Wolves must put Rubio's injury behind them
What on Friday morning looked like a challenging, two-week road trip has become something more, a chance for the Timberwolves to prove themselves under the most adversity the young team has yet faced.
When Minnesota takes the court in Phoenix on Monday for the first of seven consecutive road games, it will be somewhat of a beginning. It's game 43 of the season. It should be arbitrary, just another Monday night. But it's not.
It will be the first game after the shock of Ricky Rubio's season-ending ACL injury fully sank in, the first since panic subsided in favor of resignation or determination. And really, that's the choice this team has to make: Will it resign itself to its recent struggles, or will it be focused and determined enough to finish what it started and remain a playoff threat?
"I hate to put more pressure on us, but this is make it or break it time," Kevin Love said.
It's an injury that stings, seeing the promising rookie who's become the symbol of this team's resurgence fall helpless on the court, clutching his knee and waving for help. But it's over. It happened, and it's time to move on.
The injury set the tone for the end of the team's four-game home stand, a stretch that on Thursday seemed as if it could end with a 4-0 Timberwolves record. Instead, the team fell to New Orleans, 95-89, on Saturday after losing to the Lakers in the game that will be remembered most for The Injury. But give them a break. Even in this season when every game seems to matter more than the last, give the Timberwolves that loss. They were hurting. Now, though, the hurt needs to stop.
Rubio's injury couldn't have come at a worse time, as the Timberwolves will begin a seven-game, two-week road trip -- tied for the longest in franchise history -- on Monday night. Before Rubio's injury, this stretch was a test. Now, it's become the ultimate chance to make a statement that no, this team isn't dead yet.
"We cannot feel sorry for ourselves," Love said. "We have to accept and move on."
After defeating Portland on Wednesday, the Timberwolves were at their most energetic and promising. A winning record in the home stand seemed likely, and coach Rick Adelman was already differentiating his team from Portland, who had struggled at home before setting out on a similarly long road trip that began in Minnesota.
"They had those home games, and they let them get away," Adelman said of the Trail Blazers. "It kind of put them behind the eight-ball going into the seven-game trip. . . . We're kind of in the same position.
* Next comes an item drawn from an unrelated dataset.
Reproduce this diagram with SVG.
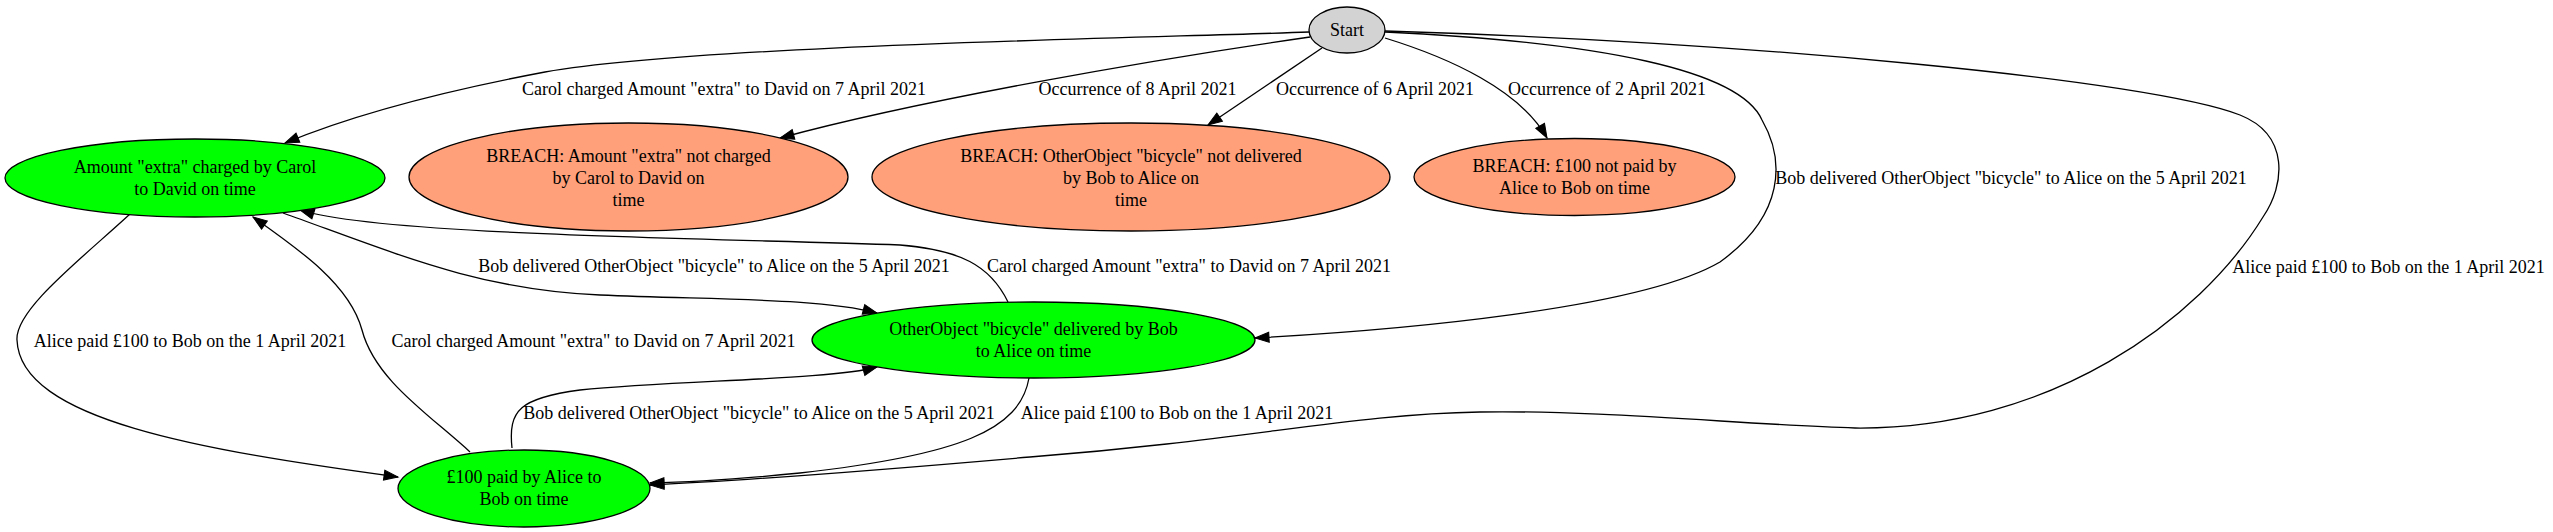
<svg xmlns="http://www.w3.org/2000/svg" width="2553" height="532" viewBox="0 0 2553 532">
<style>
text{font-family:"Liberation Serif","Times New Roman",serif;font-size:18px;fill:#000;text-anchor:middle}
.n{stroke:#000;stroke-width:1.3}
.g{fill:#00ff00}
.b{fill:#ffa07a}
.s{fill:#d3d3d3}
.e path{fill:none;stroke:#000;stroke-width:1.3;marker-end:url(#arr)}
</style>
<defs>
<marker id="arr" markerWidth="15" markerHeight="10" refX="14" refY="5" orient="auto" markerUnits="userSpaceOnUse" overflow="visible">
<path d="M0,0 L14,5 L0,10 z" fill="#000" stroke="#000" stroke-width="1"/>
</marker>
</defs>
<g id="connectors" class="e">
<path d="M1309,32 C1150,38 700,45 545,72 C460,88 360,112 285,143"/>
<path d="M1310,37 C1150,60 920,100 780,138"/>
<path d="M1322,48 L1208,125"/>
<path d="M1385,38 C1450,58 1520,90 1547,138"/>
<path d="M1385,32 C1600,42 1740,70 1762,120 C1785,160 1785,215 1720,262 C1640,309 1400,330 1255,338"/>
<path d="M1385,31 C1750,42 2150,80 2240,115 C2290,135 2285,185 2263,217 C2200,320 2050,430 1855,428 C1750,425 1600,410 1480,412 C1350,414 1250,440 1030,457 C880,470 760,480 650,485"/>
<path d="M130,214 C80,260 15,310 17,340 C20,420 200,450 398,477"/>
<path d="M470,452 C430,415 375,380 362,330 C350,285 300,250 253,217"/>
<path d="M283,213 C400,255 480,290 600,295 C720,300 820,298 877,313"/>
<path d="M1008,302 C990,265 960,250 900,245 C700,238 380,235 300,210"/>
<path d="M512,448 C508,410 520,398 580,390 C680,380 830,380 877,367"/>
<path d="M1029,378 C1020,430 960,455 800,473 C740,479 700,482 650,483"/>
<text x="724" y="95">Carol charged Amount "extra" to David on 7 April 2021</text>
<text x="1137.5" y="95">Occurrence of 8 April 2021</text>
<text x="1375" y="95">Occurrence of 6 April 2021</text>
<text x="1607" y="95">Occurrence of 2 April 2021</text>
<text x="2011" y="184">Bob delivered OtherObject "bicycle" to Alice on the 5 April 2021</text>
<text x="2388.5" y="273">Alice paid £100 to Bob on the 1 April 2021</text>
<text x="714" y="272">Bob delivered OtherObject "bicycle" to Alice on the 5 April 2021</text>
<text x="1189" y="272">Carol charged Amount "extra" to David on 7 April 2021</text>
<text x="190" y="347">Alice paid £100 to Bob on the 1 April 2021</text>
<text x="593.5" y="347">Carol charged Amount "extra" to David on 7 April 2021</text>
<text x="759" y="419">Bob delivered OtherObject "bicycle" to Alice on the 5 April 2021</text>
<text x="1177" y="419">Alice paid £100 to Bob on the 1 April 2021</text>
</g>
<g id="start">
<ellipse class="n s" cx="1347" cy="30" rx="38" ry="23"/>
<text x="1347" y="36">Start</text>
</g>
<g id="amount_charged">
<ellipse class="n g" cx="195" cy="178" rx="190" ry="39"/>
<text x="195" y="173">Amount "extra" charged by Carol</text>
<text x="195" y="195">to David on time</text>
</g>
<g id="breach_amount">
<ellipse class="n b" cx="628.5" cy="177" rx="219.5" ry="54"/>
<text x="628.5" y="162">BREACH: Amount "extra" not charged</text>
<text x="628.5" y="184">by Carol to David on</text>
<text x="628.5" y="206">time</text>
</g>
<g id="breach_bicycle">
<ellipse class="n b" cx="1131" cy="177" rx="259" ry="54"/>
<text x="1131" y="162">BREACH: OtherObject "bicycle" not delivered</text>
<text x="1131" y="184">by Bob to Alice on</text>
<text x="1131" y="206">time</text>
</g>
<g id="breach_payment">
<ellipse class="n b" cx="1574.5" cy="177" rx="160.5" ry="38.5"/>
<text x="1574.5" y="172">BREACH: £100 not paid by</text>
<text x="1574.5" y="194">Alice to Bob on time</text>
</g>
<g id="bicycle_delivered">
<ellipse class="n g" cx="1033.5" cy="340" rx="221.5" ry="38"/>
<text x="1033.5" y="335">OtherObject "bicycle" delivered by Bob</text>
<text x="1033.5" y="357">to Alice on time</text>
</g>
<g id="payment_made">
<ellipse class="n g" cx="524" cy="488.5" rx="126" ry="38.5"/>
<text x="524" y="483">£100 paid by Alice to</text>
<text x="524" y="505">Bob on time</text>
</g>
</svg>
If we win these games at home, it gives you a little bit of cushion starting that seven-game trip."
The cushion is smaller now, after the team went just 2-2 in Minnesota last week. That puts them at .500 overall on the season, 12-12 at home and 9-9 on the road. The Timberwolves are a team that might not need that road cushion as much, but it's still tougher to win on the road regardless of what a record says.
Minnesota will face Phoenix, Utah, the Lakers, Sacramento, Golden State, San Antonio and Oklahoma City between Monday and March 23. Three of those teams -- the Thunder, Spurs and Lakers -- boast winning records, and they're the three best teams in the Western Conference. The other four dwell among the conference's cellar and on paper should be manageable wins for even the shorthanded Minnesota team. But a lot rests on the team's mentality and resilience, if it can overcome its dearth of point guards and the hole that Rubio leaves in the lineup. It will depend on conserving energy and somehow clinging to the attitude that lingered in the locker room last week, when Derrick Williams confessed that it felt like the team hadn't lost in "so long."
"If we're going to maintain and be near (the playoffs), we're going to have to win on the road," Adelman said. "It makes no difference who we have, we have to win on the road and the first game is Phoenix. We have to respond."
Rubio's injury capped a week that saw perhaps the highest high and the lowest low of the Timberwolves' season. On Wednesday, the team moved into the eighth Western Conference playoff spot, and that altered its outlook and expectations. It made the injury seem all the worse, the death of a dream that had become real not even 48 hours earlier.
So perhaps the best way to look at the upcoming road trip is to look back to before those two home wins and that gut-wrenching injury, back to when the team's record sat at 19-19. Back then, the goal for the big road trip was one that even now seems manageable, and maybe it's best to revert to that mindset.
"We want to at least go .500 on the road," Love said on March 5. "They say if you do that, you can make the playoffs."
That not out of the realm of possibility if the team can find its rhythm with a re-defined, larger lineup. Players like Martell Webster and Wayne Ellington will have to step up, and Luke Ridnour, who's averaging 14.0 points and 5.0 assists in March, will have to continue his hot streak.
It's not a lot to ask from a bench that had to know its expectations would be raised on a long, busy road trip. Assistant coach Terry Porter said before Rubio's injury how important the bench would be as the starters tired down the stretch on the road, and that point is even truer now.
But the team's mentality is more important than any player's statistics. There's no way to quantify feelings and sentiment, but the Timberwolves have been especially susceptible to the power of mood and feelings this season. These players aren't going to forget what happened on Friday, not for a minute. But if they can somehow get past it while simultaneously winning on the road, they'll have proven they really are legitimate contenders in the West.